Remain in the space of that consciousness that is asking the question.
“Meditation requires an object to meditate on, whereas in Self-
enquiry there is only the subject and no object. That is the difference
between them.” 3
This process brings one back to the centre of one’s consciousness and
the still, silent centre of one’s nucleus of existence. Sri Ramana
likened this sense of ‘I’ to the so-called sruti, the smallest pitch a
human ear can hear and in a classical music concert is played
continuously and monotonously on a tampura, which supports and
sustains the musician. The ‘I’ is the bedrock resonance underlying all
manifestations, both gross and subtle, of an individual.
“…If the enquiry: ‘Who am I?’ were mere mental questioning, it
would not be of much value. The very purpose of Self-enquiry is to
focus the entire mind at its source. It is not, therefore, a case of one ‘I’
searching for another ‘I’. Much less is Self-enquiry an empty formula,
for it involves an intense activity of the entire mind to keep it steadily
poised in pure Self-awareness. Self-enquiry is the one infallible
means, the only direct one, to realise the unconditioned, absolute
Being that you really are.” 4
Once, Bhagavan advised a simple group of village people who had
come for instruction. He told them about Self-enquiry. Afterwards,
Ganapati Muni, a senior disciple, questioned whether they understood
what Bhagavan told them and suggested that they first be instructed in
rituals and a mantra. Hearing this, Bhagavan said in response that
Self-enquiry was all he knew about sadhana, and he spoke from his
own direct experience.
“Self-enquiry leads directly to Self-realisation by removing the
obstacles which make you think that the Self is not already realised.” 5
The question Who Am I? rightly employed saves us from the depths
of our own self-inflicted ignorance. With the development of
concentration through practise of Self-enquiry, we learn to dive
deeper into the question. If we ignore the question, which is akin to
not caring to know the true north in our journey through life, we do
not know who we are. Suffering then wakes us up, and we return to
the question.
There is no so-called predictable answer to the question, and if we
arrogantly believe that we know the answer, we’re actually denying
the unfoldment. We are putting in place a block that hinders our self-
revelation. It is not an ostensibly incomprehensible koan meant to
confound the everyday mind and engender silence. Properly asked
Who Am I? directly creates a moment of complete, undivided
attention. By being empty of ourselves through questioning the root of
our thought process, the ‘I’ thought, it opens up the miracle for aham
sphurana, a surge of spontaneous self-awareness devoid of the
constricting thoughts with which we wrongly identify ourselves.
________________________
1. The question of initiation and transmission will be discussed
in a future Letter.
2. TMP Mahadevan, Introduction to Who Am I? (Nan Yar).

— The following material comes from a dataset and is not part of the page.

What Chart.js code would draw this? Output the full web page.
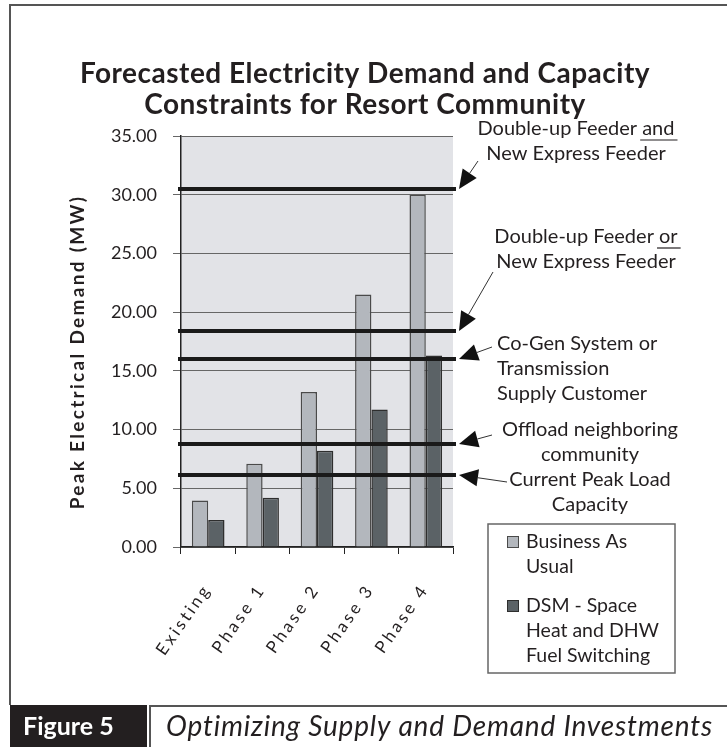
<!DOCTYPE html>
<html>
<head>
<meta charset="utf-8">
<script src="https://cdn.jsdelivr.net/npm/chart.js@4.4.1/dist/chart.umd.min.js"></script>
<style>
  html, body { margin: 0; padding: 0; background: #ffffff; }
  canvas { display: block; }
</style>
</head>
<body>
<canvas id="c" width="727" height="747"></canvas>
<script>
// Forecast categories and demand series (MW)
const categories = ['Existing', 'Phase 1', 'Phase 2', 'Phase 3', 'Phase 4'];
const businessAsUsual = [3.95, 7.1, 13.2, 21.5, 30.0];
const dsmFuelSwitching = [2.3, 4.2, 8.2, 11.7, 16.3];
const seriesNames = [
  ['Business As', 'Usual'],
  ['DSM - Space', 'Heat and DHW', 'Fuel Switching']
];

// Capacity constraint levels (MW) and the measure that unlocks each one
const capacityLevels = [30.5, 18.4, 16.0, 8.8, 6.1];
const capacityNotes = [
  ['Double-up Feeder |and', 'New Express Feeder'],
  ['Double-up Feeder |or', 'New Express Feeder'],
  ['Co-Gen System or', 'Transmission', 'Supply Customer'],
  ['Offload neighboring', 'community'],
  ['Current Peak Load', 'Capacity']
];

const titleLines = ['Forecasted Electricity Demand and Capacity', 'Constraints for Resort Community'];
const yAxisTitle = 'Peak Electrical Demand (MW)';
const figureTag = 'Figure 5';
const figureCaption = 'Optimizing Supply and Demand Investments';

const FONT = 'Lato, "Open Sans", sans-serif';
const INK = '#231f20';

// note layout: text anchor, alignment, arrow tail offset from the arrow tip
const noteLayout = [
  { x: 576, y: 129, align: 'center', tail: [19, -28] },
  { x: 586, y: 237, align: 'center', tail: [34, -59] },
  { x: 497, y: 344, align: 'left',   tail: [33, -12] },
  { x: 590, y: 430, align: 'center', tail: [33, -9] },
  { x: 590, y: 480, align: 'center', tail: [48, 7] }
];

function drawArrow(ctx, tipX, tipY, tailX, tailY) {
  const ang = Math.atan2(tailY - tipY, tailX - tipX);
  const len = 19, half = 8.5;
  const bx = tipX + Math.cos(ang) * len, by = tipY + Math.sin(ang) * len;
  ctx.strokeStyle = '#333';
  ctx.lineWidth = 1;
  ctx.beginPath();
  ctx.moveTo(tailX, tailY);
  ctx.lineTo(bx, by);
  ctx.stroke();
  ctx.fillStyle = '#111';
  ctx.beginPath();
  ctx.moveTo(tipX, tipY);
  ctx.lineTo(bx - Math.sin(ang) * half, by + Math.cos(ang) * half);
  ctx.lineTo(bx + Math.sin(ang) * half, by - Math.cos(ang) * half);
  ctx.closePath();
  ctx.fill();
}

const decorations = {
  id: 'decorations',
  beforeDraw(chart) {
    const { ctx, chartArea: a } = chart;
    ctx.save();
    ctx.fillStyle = '#ffffff';
    ctx.fillRect(0, 0, chart.width, chart.height);
    ctx.fillStyle = '#e2e3e7';
    ctx.fillRect(a.left, a.top, a.right - a.left, a.bottom - a.top);
    ctx.restore();
  },
  afterDatasetsDraw(chart) {
    const { ctx, chartArea: a, scales: { y } } = chart;
    ctx.save();
    ctx.strokeStyle = '#1a1a1a';
    ctx.lineWidth = 4;
    capacityLevels.forEach(v => {
      const py = Math.round(y.getPixelForValue(v));
      ctx.beginPath();
      ctx.moveTo(a.left - 3, py);
      ctx.lineTo(a.right + 3, py);
      ctx.stroke();
    });
    ctx.restore();
  },
  afterDraw(chart) {
    const { ctx, chartArea: a, scales: { x, y } } = chart;
    ctx.save();

    // outer frame
    ctx.strokeStyle = '#555';
    ctx.lineWidth = 2;
    ctx.beginPath();
    ctx.moveTo(10, 705);
    ctx.lineTo(10, 5);
    ctx.lineTo(727, 5);
    ctx.stroke();

    // title
    ctx.fillStyle = INK;
    ctx.font = 'bold 28px ' + FONT;
    ctx.letterSpacing = '0.5px';
    ctx.textAlign = 'center';
    ctx.textBaseline = 'middle';
    titleLines.forEach((t, i) => ctx.fillText(t, 365, 74 + i * 31));
    ctx.letterSpacing = '0px';

    // y axis title
    ctx.save();
    ctx.translate(78, 352);
    ctx.rotate(-Math.PI / 2);
    ctx.font = 'bold 19px ' + FONT;
    ctx.letterSpacing = '2.3px';
    ctx.textAlign = 'center';
    ctx.fillText(yAxisTitle, 0, 0);
    ctx.restore();

    // category labels, rotated and spaced
    ctx.font = '17px ' + FONT;
    categories.forEach((c, i) => {
      const px = x.getPixelForValue(i);
      ctx.save();
      ctx.translate(px - 1, a.bottom + 39);
      ctx.rotate(-55 * Math.PI / 180);
      ctx.letterSpacing = '3px';
      ctx.textAlign = 'right';
      ctx.textBaseline = 'middle';
      ctx.fillText(c, 0, 0);
      ctx.restore();
    });

    // capacity notes with arrows
    capacityLevels.forEach((v, i) => {
      const L = noteLayout[i];
      const tipX = a.right + 6, tipY = Math.round(y.getPixelForValue(v));
      drawArrow(ctx, tipX, tipY, tipX + L.tail[0], tipY + L.tail[1]);
      ctx.fillStyle = INK;
      ctx.font = '20px ' + FONT;
      ctx.textBaseline = 'middle';
      capacityNotes[i].forEach((line, j) => {
        const parts = line.split('|');
        const full = parts.join('');
        const w = ctx.measureText(full).width;
        const left = L.align === 'center' ? L.x - w / 2 : L.x;
        const ly = L.y + j * 25;
        ctx.textAlign = 'left';
        ctx.fillText(full, left, ly);
        if (parts.length > 1) {
          const u0 = left + ctx.measureText(parts[0]).width - 2;
          const u1 = left + w + 3;
          ctx.strokeStyle = INK;
          ctx.lineWidth = 1.2;
          ctx.beginPath();
          ctx.moveTo(u0, ly + 11);
          ctx.lineTo(u1, ly + 11);
          ctx.stroke();
        }
      });
    });

    // legend
    ctx.strokeStyle = '#666';
    ctx.lineWidth = 1.5;
    ctx.strokeRect(488, 524, 187, 149);
    ctx.font = '19.5px ' + FONT;
    ctx.textAlign = 'left';
    ctx.textBaseline = 'middle';
    let ly = 542;
    chart.data.datasets.forEach((ds, i) => {
      ctx.fillStyle = ds.backgroundColor;
      ctx.fillRect(507, ly - 6, 12, 12);
      ctx.strokeStyle = ds.borderColor;
      ctx.lineWidth = 1;
      ctx.strokeRect(507.5, ly - 5.5, 11, 11);
      ctx.fillStyle = INK;
      seriesNames[i].forEach((t, j) => ctx.fillText(t, 526, ly + j * 25));
      ly += seriesNames[i].length * 25 + 14;
    });

    // figure caption band
    ctx.fillStyle = '#231f20';
    ctx.fillRect(10, 705, 137, 42);
    ctx.fillStyle = '#ffffff';
    ctx.font = 'bold 25px ' + FONT;
    ctx.textAlign = 'left';
    ctx.fillText(figureTag, 23, 727);
    ctx.strokeStyle = '#555';
    ctx.lineWidth = 2;
    ctx.beginPath();
    ctx.moveTo(150, 747);
    ctx.lineTo(150, 706);
    ctx.lineTo(727, 706);
    ctx.stroke();
    ctx.fillStyle = INK;
    ctx.font = 'italic 28px ' + FONT;
    ctx.letterSpacing = '0.8px';
    ctx.fillText(figureCaption, 166, 727);
    ctx.letterSpacing = '0px';

    ctx.restore();
  }
};

new Chart(document.getElementById('c'), {
  type: 'bar',
  data: {
    labels: categories,
    datasets: [
      {
        label: seriesNames[0].join(' '),
        data: businessAsUsual,
        backgroundColor: '#b3b7bd',
        borderColor: '#4a4a4a',
        borderWidth: 1.5
      },
      {
        label: seriesNames[1].join(' '),
        data: dsmFuelSwitching,
        backgroundColor: '#5b6266',
        borderColor: '#2e2e2e',
        borderWidth: 1.5
      }
    ]
  },
  options: {
    responsive: false,
    devicePixelRatio: 1,
    animation: false,
    layout: { padding: { left: 101, top: 136, right: 274, bottom: 190 } },
    datasets: { bar: { categoryPercentage: 0.6, barPercentage: 1.0 } },
    plugins: {
      legend: { display: false },
      title: { display: false },
      tooltip: { enabled: false }
    },
    scales: {
      x: {
        grid: { offset: true, drawOnChartArea: false, tickLength: 7, color: '#222', lineWidth: 1 },
        border: { color: '#222', width: 1.5 },
        ticks: { display: false },
        afterFit(s) { s.height = 10; }
      },
      y: {
        min: 0,
        max: 35,
        ticks: {
          stepSize: 5,
          padding: 16,
          color: INK,
          font: { family: FONT, size: 18 },
          callback: v => v.toFixed(2)
        },
        grid: { color: '#666', lineWidth: 1, tickLength: 8 },
        border: { color: '#222', width: 1.5 },
        afterFit(s) { s.width = 80; }
      }
    }
  },
  plugins: [decorations]
});
</script>
</body>
</html>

3. Talks with Sri Ramana Maharshi, Talk§390. p.372.
4. Maharshi’s Gospel, pp.35-8. Book II, Ch.1, Self-Enquiry.
5. Talks with Sri Ramana Maharshi, Talk 298. p.273.




Devotee: Can Advaita be realized by japa of holy names; say Rama, Krishna, etc.?
Sri Ramana Maharshi: Yes.
D.: Is it not a means of an inferior order?
M.: Have you been told to make japa or to discuss its order in the scheme of things?